Thomas, you are 100% right, but, I was having SOOOOO much trouble transcribing even one document that for NOW I went this route. I spent hours and barely transcribed TWO documents. SIGHHHH I printed on legal sized paper, I used the printed and the online version to try and accomplish the deed. The online version can be enlarged quite a bit, but even that did not help much.

But, the WO's know, I am not defeated easily, I have been called the "badger". So, I will keep working on these, but, it will be a slow process as I can only do so much of this brain beating/eyeball blurring work at at time!

geneabloggers said...

Perhaps we could transcribe them as a community effort. Look at Luckie Daniels' post "Why The Dialog Must Continue" ( and the comments.

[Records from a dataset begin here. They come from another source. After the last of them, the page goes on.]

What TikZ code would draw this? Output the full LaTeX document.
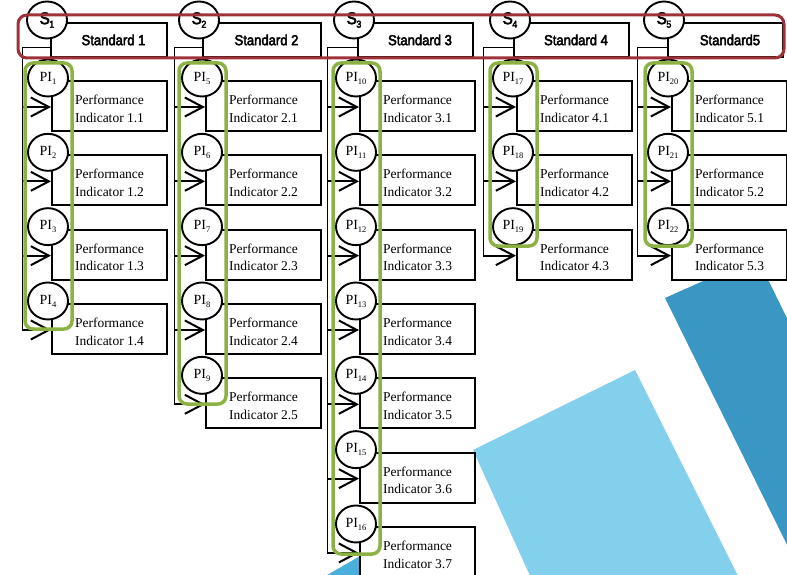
\documentclass[tikz,border=0pt]{standalone}
\usepackage{fontspec}
\setmainfont{Liberation Serif}
\newfontfamily\stdfont[FakeStretch=0.9,FakeBold=3]{Liberation Sans}
\usetikzlibrary{arrows.meta,shapes.geometric}

\definecolor{frameRed}{RGB}{158,50,56}
\definecolor{groupGreen}{RGB}{140,178,70}
\definecolor{blueDark}{RGB}{58,150,194}
\definecolor{blueLight}{RGB}{130,208,236}
\definecolor{blueMid}{RGB}{72,176,218}

\tikzset{
  pibox/.style={draw, line width=2pt, fill=white, anchor=north west,
    minimum width=115pt, minimum height=50pt, inner sep=0pt, align=left,
    font=\fontsize{13.5}{17.5}\selectfont},
  stdbox/.style={draw, line width=2pt, fill=white, anchor=north west,
    minimum width=116pt, minimum height=34pt, inner sep=0pt,
    font=\stdfont\fontsize{14.5}{15}\selectfont},
  badge/.style={ellipse, draw, line width=1.9pt, fill=white,
    minimum width=40pt, minimum height=37pt, inner sep=0pt},
  feed/.style={line width=0.9pt},
  pointer/.style={line width=2pt, line join=miter,
    -{Straight Barb[length=18pt,width=19pt,line width=2pt]}},
  group/.style={draw=groupGreen, line width=3.5pt, rounded corners=8pt},
  header/.style={draw=frameRed, line width=3pt, rounded corners=9pt},
}

\newcommand\slabel[1]{{\stdfont\fontsize{17}{17}\selectfont S\kern-0.5pt\raisebox{-3.5pt}{\fontsize{10}{10}\selectfont #1}}}
\newcommand\pilabel[1]{{\fontsize{14}{14}\selectfont PI\raisebox{-3pt}{\fontsize{8.5}{8.5}\selectfont #1}}}

\begin{document}
\begin{tikzpicture}[x=1pt,y=-1pt]
\useasboundingbox (0,0) rectangle (787,575);
\clip (0,0) rectangle (787,575);

% background panels
\fill[blueDark] (665,298) -- (757,257) -- (1000,753) -- (890,753) -- cycle;
\fill[blueLight] (473,450) -- (635,370) -- (750,600) -- (541,600) -- cycle;
\fill[blueMid] (322,578) -- (400,533) -- (430,578) -- cycle;

% standards
\node[stdbox] (std1) at (50,22)  {\hspace*{9pt}Standard 1};
\node[stdbox, minimum width=118pt] (std2) at (202,22) {\hspace*{9pt}Standard 2};
\node[stdbox, minimum width=115pt] (std3) at (357,22) {\hspace*{9pt}Standard 3};
\node[stdbox, minimum width=115pt] (std4) at (513,22) {\hspace*{9pt}Standard 4};
\node[stdbox, minimum width=115pt] (std5) at (667,22) {\hspace*{9pt}Standard5};

% performance indicators per standard
\foreach \c/\bx/\fx/\n/\first in {1/51/22/4/1, 2/205/174/5/5, 3/359/327/7/10, 4/516/483/3/17, 5/671/637/3/20}{
  \foreach \r in {1,...,\n}{
    \pgfmathsetmacro\ty{80+74.33*(\r-1)}
    \pgfmathtruncatemacro\idx{\first+\r-1}
    \node[pibox] (box\c-\r) at (\bx,\ty) {\rule{0pt}{15pt}Performance\\Indicator \c.\r};
    \node[badge] (pi\c-\r) at (\bx-3,\ty-2) {\pilabel{\idx}};
    \coordinate (in\c-\r) at (\fx,\ty+27);
    \draw[pointer] (in\c-\r) -- (in\c-\r -| box\c-\r.west);
  }
  \coordinate (tap\c) at (\fx,47);
  \draw[feed] (std\c.west |- tap\c) -- (tap\c) -- (in\c-\n);
  \node[badge] (s\c) at ([xshift=-3pt,yshift=2pt]std\c.north west) {\slabel{\c}};
}

% indicator groups
\foreach \bx/\gb in {51/329, 205/404, 359/554, 516/246, 671/246}{
  \draw[group] (\bx-26,63) rectangle (\bx+21,\gb);
}

% standards frame
\draw[header] (18,15) rectangle (784,58);
\end{tikzpicture}
\end{document}
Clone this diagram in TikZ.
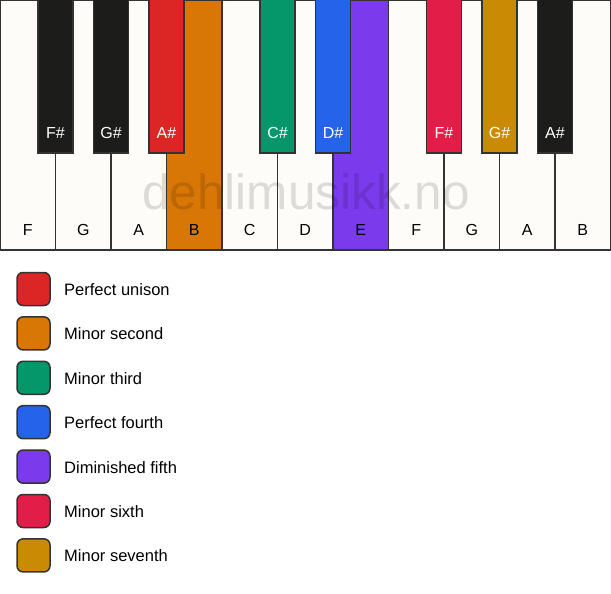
\documentclass[tikz,border=0pt]{standalone}
\usepackage{fontspec}
\setmainfont{Liberation Sans}
\definecolor{keywhite}{HTML}{FDFCF8}
\definecolor{keyblack}{HTML}{1C1C1B}
\definecolor{cred}{HTML}{DC2626}
\definecolor{corange}{HTML}{D97706}
\definecolor{cgreen}{HTML}{059669}
\definecolor{cblue}{HTML}{2563EB}
\definecolor{cviolet}{HTML}{7C3AED}
\definecolor{crose}{HTML}{E11D48}
\definecolor{cgold}{HTML}{CA8A04}
\definecolor{edge}{HTML}{333333}
\tikzset{
  whitekey/.style={draw=edge, line width=1.5pt},
  blackkey/.style={draw=edge, line width=1.2pt},
  keylabel/.style={font=\fontsize{16}{16}\selectfont, text=black, inner sep=0pt},
  blacklabel/.style={font=\fontsize{16}{16}\selectfont, text=white, inner sep=0pt},
  legendbox/.style={draw=edge, line width=1.5pt, rounded corners=6pt, minimum width=33pt, minimum height=33pt, inner sep=0pt},
  legendtext/.style={font=\fontsize{16.5}{16.5}\selectfont, anchor=west, inner sep=0pt},
  watermark/.style={font=\fontsize{49.5}{49.5}\selectfont, text=black, text opacity=0.13, inner sep=0pt}
}
\begin{document}
\begin{tikzpicture}[x=1pt,y=-1pt]
\useasboundingbox (0,0) rectangle (611,594);
% white keys
\foreach \i/\n/\c in {0/F/keywhite,1/G/keywhite,2/A/keywhite,3/B/corange,4/C/keywhite,5/D/keywhite,6/E/cviolet,7/F/keywhite,8/G/keywhite,9/A/keywhite,10/B/keywhite}{
  \path[whitekey, fill=\c] ({\i*55.5},0) rectangle ({(\i+1)*55.5},250);
  \node[keylabel] (w\i) at ({\i*55.5+27.75},230) {\n};
}
% watermark
\node[watermark] (wm) at (306,192) {dehlimusikk.no};
% black keys
\foreach \i/\n/\c in {1/F\#/keyblack,2/G\#/keyblack,3/A\#/cred,5/C\#/cgreen,6/D\#/cblue,8/F\#/crose,9/G\#/cgold,10/A\#/keyblack}{
  \path[blackkey, fill=\c] ({\i*55.5-17.5},-1) rectangle ({\i*55.5+17.5},153);
  \node[blacklabel] (b\i) at ({\i*55.5},133) {\n};
}
% legend
\foreach \k/\c/\t in {0/cred/Perfect unison,1/corange/Minor second,2/cgreen/Minor third,3/cblue/Perfect fourth,4/cviolet/Diminished fifth,5/crose/Minor sixth,6/cgold/Minor seventh}{
  \node[legendbox, fill=\c] (lb\k) at (33.5,{289+\k*44.4}) {};
  \node[legendtext] (lt\k) at (64,{289.5+\k*44.4}) {\t};
}
\end{tikzpicture}
\end{document}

I think the genealogy community might need a group resource to transcribe and post slave ownership records in order to make them more accessible.


Carol said...

Luckie's dialog/post is one that I mention in the post script area of my post. I need to go over there and give her a link. With the leads/links I have provided here, if ANYONE wants to attempt transcribing I would be appeciative for my own data base, and I would hope that someone could use the finds here.

I think a group resource has merit, oh great leader Thomas! LOL

Sandra Taliaferro said...


Thanks for a great post, and your willingness to share. I'm sure these records will help someone with their research. You are making a great effort to share, and I know you are appreciated for it.

Gini said...

This is wonderful's great that we are all working together and helping each other. Outstanding post.

Felicia R Mathis said...

Thanks so much for sharing. Like Sandra said you're effort is much appreciated. You have made it easier for a descendant to connect with an Ancestor.

Carol said...

Thanks Sandra, Gini and Felica. I so hope that someone finds this useful. Wouldn't that be outstanding??

Renate said...

Carol, I just want to add my appreciation for this post. Someone will receive a blessing from it. THANK YOU.